Caruana’s original plans for a new building on the site did not include space for a cinema. However, he and his architect withdrew their plans before they were scheduled to present them at a meeting of the Community Board 2 Land Use Committee.

Because the building is within the Brooklyn Heights Historic District, both its demolition and new construction have to be approved by the Landmarks Preservation Commission, with the board playing an advisory role.

Lowy told the Eagle yesterday that he met last week with Caruana, who showed him his new plan containing space for a cinema. “I said, `It looks great. All right, let’s see if we can make it work,’” Lowy said. The cinema’s lease is up at the end of June, at which time it would presumably have to find a temporary home.

Interestingly, the new space, said Lowy, only has room for one screen, as opposed to the cinema’s current two screens. Thus, the new Brooklyn Heights Cinema would be one of the city’s few remaining one-screen cinemas – since the 1970s, most movie theaters have been multi-screen.

Lowy added that the theater’s finances and popularity have improved since he bought it from former owner and confessed fraudster Norman Adie, who left it with $50,000 in debt.

“There’s a big difference between the first two or three months and the last two months – it’s like night and day. There are a lot of new people coming in. It’s definitely doing well,” Lowy said.

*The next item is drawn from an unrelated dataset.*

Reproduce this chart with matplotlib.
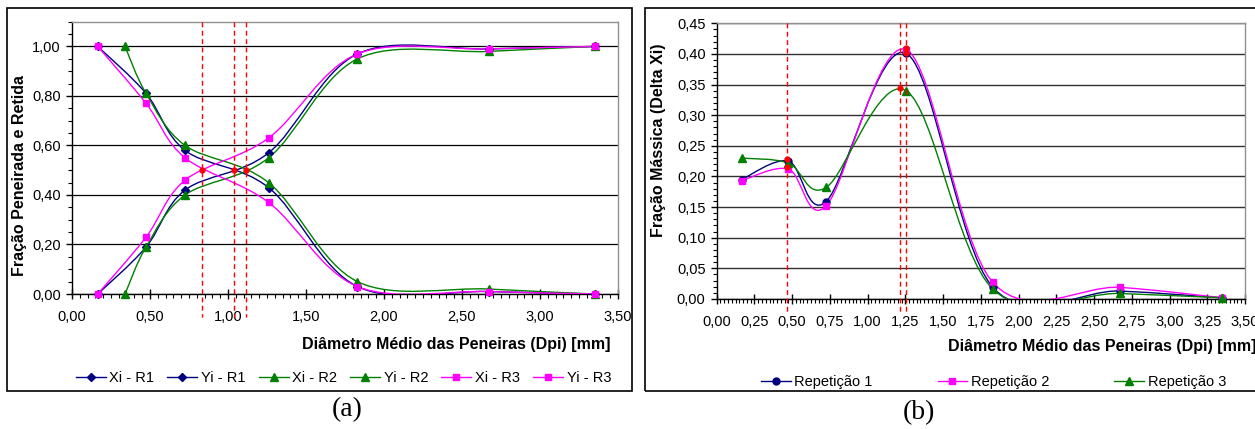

Owner Caruana’s plans to demolish the building face opposition from neighborhood preservationists and the Brooklyn Heights Association (BHA). Earlier this year, Judy Stanton, executive director of the BHA, told the Eagle that the BHA’s Landmarks Committee, which contains three architectural historians, did research on the building’s history and came to the conclusion that it was an integral part of the Brooklyn Heights Landmark District and should not be demolished.

The circa-1895 building was always a commercial building, but had a varied history before it was converted into a cinema around 1970. Stanton said that research has revealed that the building, as originally constructed, was made of fine brick, had cast-iron columns and other details that were consistent with the neighborhood.

Even though many of these details were later covered up or painted over, she told the Eagle, “four-fifths of the original masonry still exists.”